- “All amounts are shown”. You won’t get payment for anything else. Does that amount reflect all your costs? What work and time period does the Purchase Order cover? Usually the terms and conditions prohibit you collecting for shipping, insurance and other costs. Your final number better include all the costs you can pass on.
- Buyer “can withhold payment for any reason whatsoever.” Whoa! Do you really want to agree to that?
- Penalties will be incurred for “failure to deliver at specified locations and times.” Of course, there are no specified times and locations. Get that sorted out before you sign—that impacts your profit.
- If the Purchase order is cancelled or terminated, you must “return advance payments with interest.” What about your startup costs? Interest?
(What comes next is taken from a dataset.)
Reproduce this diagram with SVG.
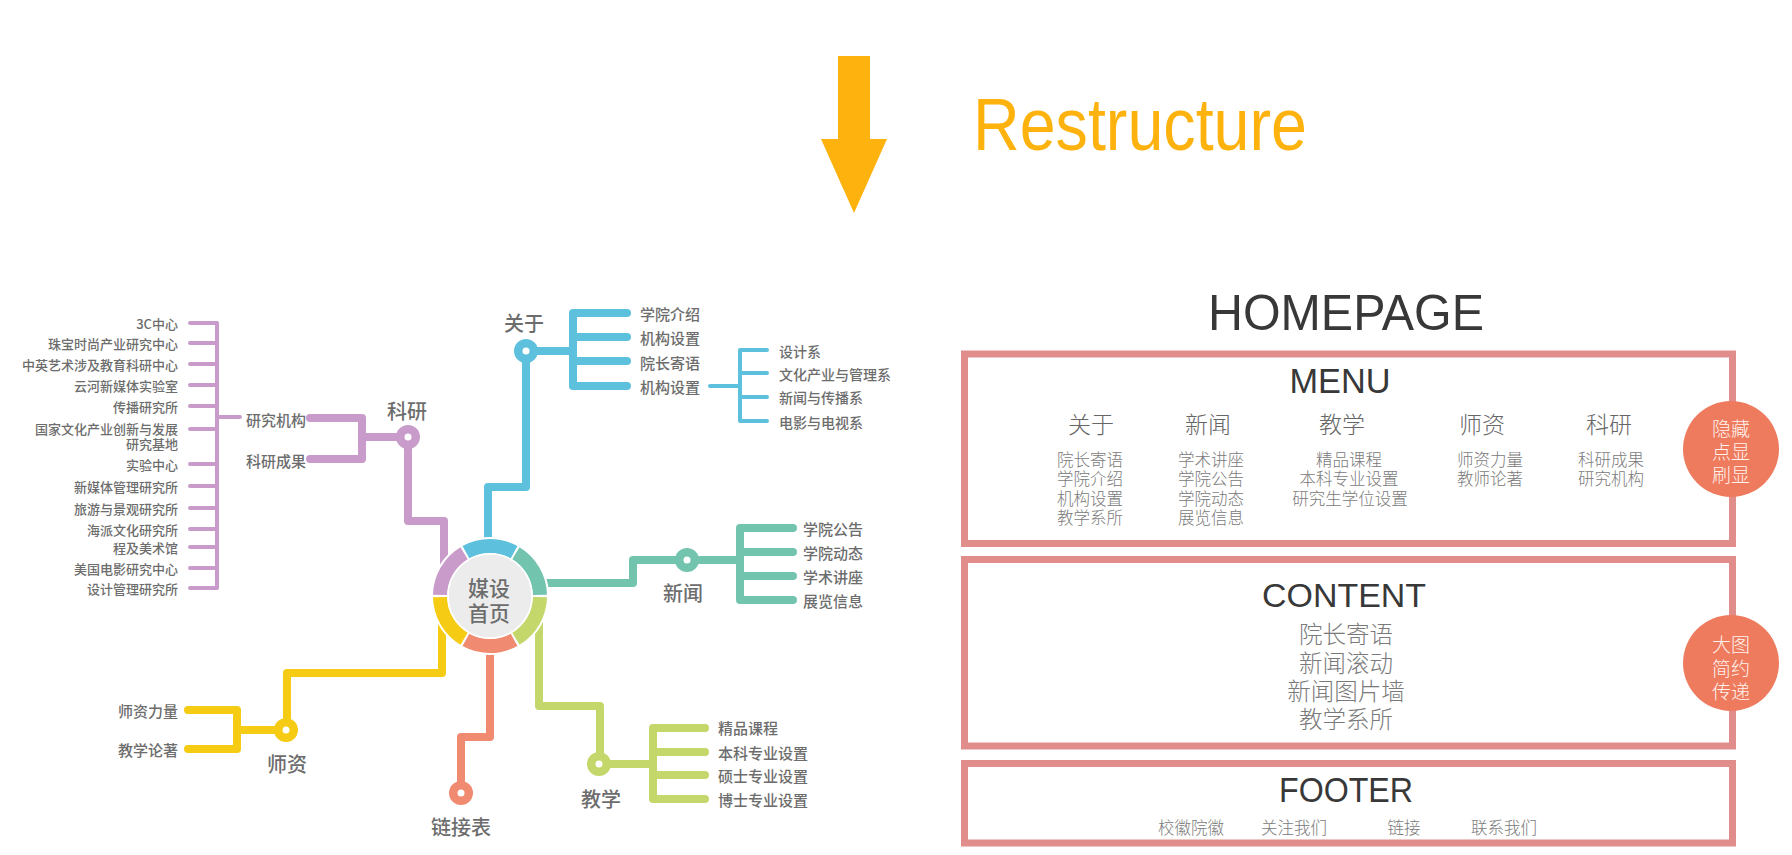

In other words, BigCo says “drop what you’re doing, gear up for our job and oh, by the way, we’ve cancelled—give us back our money with interest.”
- “Purchase order terms control over all other documents and agreements; no additional or different terms can be accepted.” (If you can't get the Master Agreement to control, try to confine this Purchase Order only to your present deal).
- Damages and indemnity provisions apply only to Seller, amounts recoverable against Seller are unlimited. Buyer only forks over what they paid under the contract in the event of damages. How one sided can a Buyer be?
- “All work furnished under this Purchase Order becomes the property of Buyer.” In this Age of Intellectual Property, you better give them nothing new that you hope to ever use again.
If you decide to take the plunge with a Purchase Order with such draconian terms, caveat emptor! Watch this account like a hawk!
Do the Big Companies back off terms like these? Surprisingly, yes. However, the closer your goods and services are to commodities, the tougher it is to negotiate. Use the mantra “we Just want this to be mutual, fair and reasonable.”